The Development of PLC: From Relays to Intelligent Controllers
——A lecture by an electrician teacher who transitioned from a “traditional electrical worker to an automation expert”
When it comes to PLCs, they are now the “intelligent controllers” that everyone in factories is clamoring for. However, if you really ask how they came to be and how they became so powerful, you might need to look into the “evolution of electrical engineering” to understand it clearly.
I entered the workshop in the late 1980s, when there were no PLCs, just a sea of relays, time relays, and control transformers, with control cabinet schematics stacked like accounting ledgers. There was no such thing as “downloading programs”; everything relied on wiring to connect logic, and even a self-holding circuit required a convoluted wiring setup. How did PLCs come about? It was because these electricians were driven to madness by wiring and forced the era to improve.
1. Starting from the Era of Clicking Relays
The earliest control systems relied on a series of relays connected in series and parallel. What is “electrical control”? It means that when you press a button, it energizes a relay, which then controls a contactor or another relay, stacking logic layer by layer.
In those days, creating a simple sequential control required drawing dozens of schematics, with wires piled up like a bird’s nest. Changing the logic meant completely rewiring everything. Maintenance relied on using a voltage tester to probe bit by bit; when something went wrong, it was a literal “firefight in the electrical cabinet”—a physical struggle to troubleshoot.
Back then, we didn’t even talk about “intelligence”; as long as the wiring was correct and the machines didn’t explode, we were already grateful.
2. Factories Became More Complex, and Relays Couldn’t Keep Up
As production lines began to grow more complex, it was no longer just a matter of “press to start, release to stop”; it started to involve conditional interlocks, sequential control, alarms, and interlocks. Sometimes, actions needed to be delayed based on time, judged by quantity, and required memory—relays began to show their limitations.
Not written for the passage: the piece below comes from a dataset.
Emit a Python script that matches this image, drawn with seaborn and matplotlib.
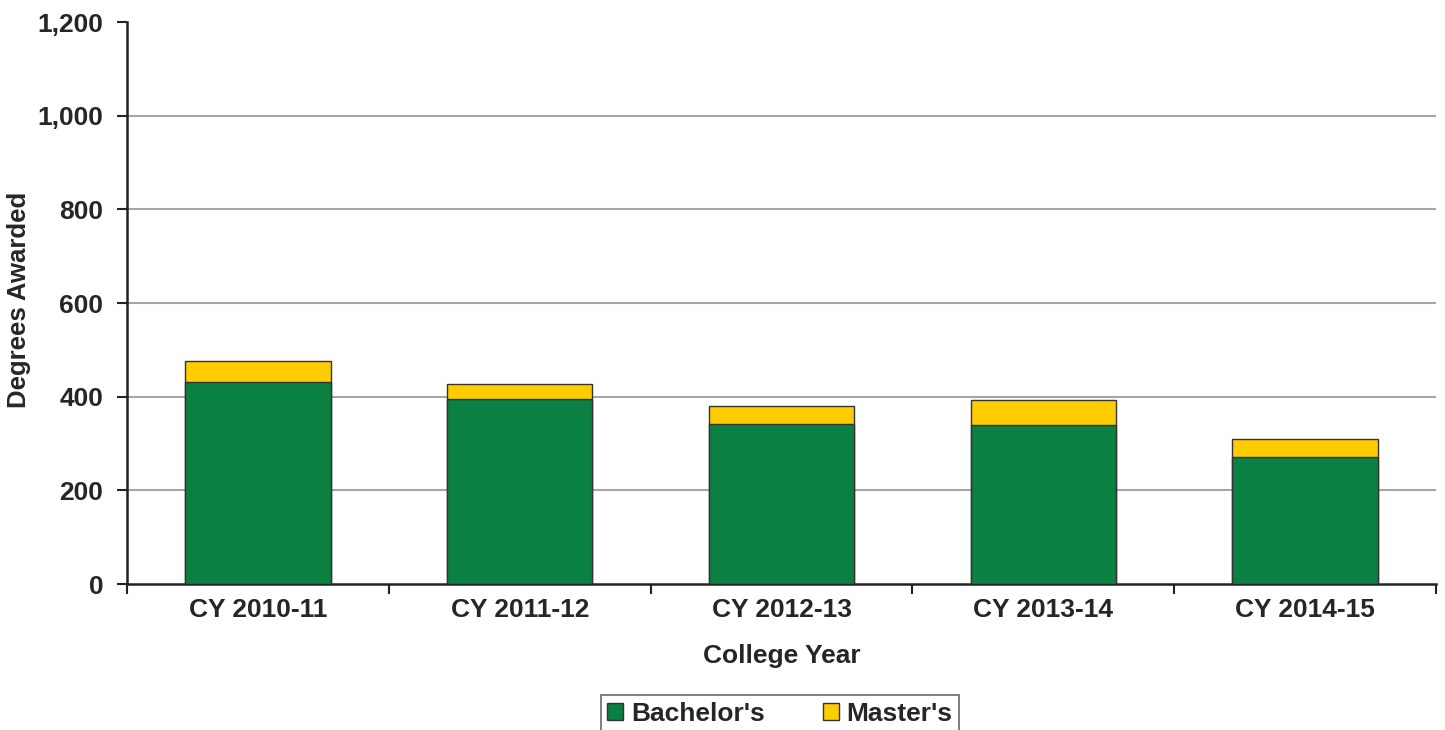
import matplotlib
matplotlib.use("Agg")
import matplotlib.pyplot as plt
import matplotlib.ticker as mticker
from matplotlib.patches import Patch
import numpy as np
import pandas as pd
import seaborn as sns

years = ["CY 2010-11", "CY 2011-12", "CY 2012-13", "CY 2013-14", "CY 2014-15"]
bachelors = [432, 394, 342, 340, 271]
masters = [45, 33, 39, 53, 38]

GREEN = "#0b8043"
YELLOW = "#ffcc00"
FS = 19

df = pd.DataFrame({"Year": years, "Bachelor's": bachelors, "Master's": masters})
df["Total"] = df["Bachelor's"] + df["Master's"]

sns.set_theme(style="white")
plt.rcParams["font.family"] = ["Liberation Sans", "DejaVu Sans"]
plt.rcParams["font.weight"] = "bold"

fig = plt.figure(figsize=(14.45, 7.3), dpi=100)
ax = fig.add_axes([127 / 1445, 1 - 584 / 730, (1436 - 127) / 1445, (584 - 22) / 730])

# horizontal gridlines (none at the top)
for yv in range(200, 1200, 200):
    ax.axhline(yv, color="#a6a6a6", linewidth=1.5, zorder=0)

sns.barplot(data=df, x="Year", y="Total", color=YELLOW, width=0.555,
            edgecolor="#333333", linewidth=1.0, saturation=1, ax=ax, zorder=3)
sns.barplot(data=df, x="Year", y="Bachelor's", color=GREEN, width=0.555,
            edgecolor="#333333", linewidth=1.0, saturation=1, ax=ax, zorder=3)

ax.set_ylim(0, 1200)
ax.set_xlim(-0.5, len(years) - 0.5)
ax.yaxis.set_major_locator(mticker.MultipleLocator(200))
ax.yaxis.set_major_formatter(mticker.StrMethodFormatter("{x:,.0f}"))
ax.grid(False)

ax.set_xticks(np.arange(-0.5, len(years), 1.0), minor=True)
ax.tick_params(axis="x", which="major", length=0, pad=10, labelsize=FS)
ax.tick_params(axis="x", which="minor", length=7, width=1.5, color="#222222",
               direction="out", bottom=True)
ax.tick_params(axis="y", length=7, width=1.5, color="#222222", direction="out",
               left=True, pad=10, labelsize=FS)

ax.set_xlabel("College Year", fontsize=FS, fontweight="bold", labelpad=16)
ax.set_ylabel("Degrees Awarded", fontsize=18.5, fontweight="bold")
ax.yaxis.set_label_coords(-0.0735, 0.505)

for side in ["top", "right"]:
    ax.spines[side].set_visible(False)
for side in ["left", "bottom"]:
    ax.spines[side].set_color("#222222")
    ax.spines[side].set_linewidth(1.8)

handles = [Patch(facecolor=GREEN, edgecolor="#333333", label="Bachelor's"),
           Patch(facecolor=YELLOW, edgecolor="#333333", label="Master's")]
leg = fig.legend(handles=handles, loc="upper center", bbox_to_anchor=(780 / 1445, 35 / 730),
                 ncol=2, fontsize=FS, frameon=True, fancybox=False, edgecolor="#444444",
                 handlelength=0.6, handleheight=0.6, handletextpad=0.3, columnspacing=2.2,
                 borderpad=0.25, borderaxespad=0)
leg.get_frame().set_linewidth(1.2)

fig.savefig("out.png", dpi=100)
When we were working on automatic batching, we encountered a situation where a batching tank had four solenoid valves that needed to fill proportionally, delay closing after filling, enter a mixing phase, and interlock with weighing devices and mixing motors, all while providing alarms, counting, and recording interactions. In such cases, relays were simply insufficient, and even if they were, the wiring could drive anyone crazy.
People began to ponder whether there was something that could “remember states, judge conditions, and run automatically”—this is when PLCs made their debut.
3. The First Generation of PLC: The Programmable Controller Replacing Relays
In the late 1970s and early 1980s, the first generation of PLCs appeared on the industrial scene. The initial idea wasn’t very advanced; simply put, it was a small computer. Its “input ports” connected to buttons, switches, and sensors, while the output ports connected to relay coils, contactors, and solenoid valves. You didn’t need to wire complex logic; you just needed to write a simple program, and the equipment could operate in logical sequence.
Initially, PLCs didn’t even have screens; they relied on rows of lights and paper program sheets, with debugging done using dip switches, and programs input line by line using a “programmer”. Being able to write a self-holding + timing function was already a great achievement.
But this “programmable controller” reduced a bunch of relay cabinets into a small metal box.
4. The Second Generation of PLC: From “Logic Replacement” to “Digital Control”
By the 1990s, PLCs were no longer just tools to save relays; they had become the central brain of entire production lines.
Especially with the advent of PLCs like Siemens S7-300, which not only had powerful programming capabilities but also supported networking, analog control, PID regulation, and remote downloading… it was no longer just a “patch in the electrical cabinet” but a system-level hub.
I remember the first time I encountered the S7-300; I was helping a food factory upgrade their filling line. Originally, they relied on mechanical cams and a bunch of limit switches to determine bottle positions. We replaced all the mechanical limits with the S7-300, using photoelectric sensors to feed signals into the PLC, and created a program for “anti-overfill”, “delayed filling”, and “synchronized coding” control, which directly improved efficiency by 30% with almost no faults.
Since then, many factory electricians began to switch careers to learn PLCs; who still relies on wiring diagrams to make a living?
5. Today’s PLC: More Than Just a Controller, It’s the “Industrial Brain”
Today, PLCs are no longer just the “automation nerve” in workshops; they can even connect with upper-level systems, ERP management systems, and MES production traceability systems. With a tap on a mobile app, the PLC can immediately start up, switch batches, or issue alarms on the production line.
For instance, Siemens’ S7-300, combined with the WinCC monitoring platform, can achieve “real-time data collection + alarm analysis + historical review + recipe management”, even adjusting warehouse operations.
Once, we did remote PLC debugging for a chemical plant, and they said: “In the past, when our equipment malfunctioned, electricians would have to break in at midnight to check the wiring. Now that you have installed the PLC, when something goes wrong, we can check which segment of logic is faulty using a computer, and a remote program change fixes it.” Ultimately, it’s about intelligence replacing manual blind repairs.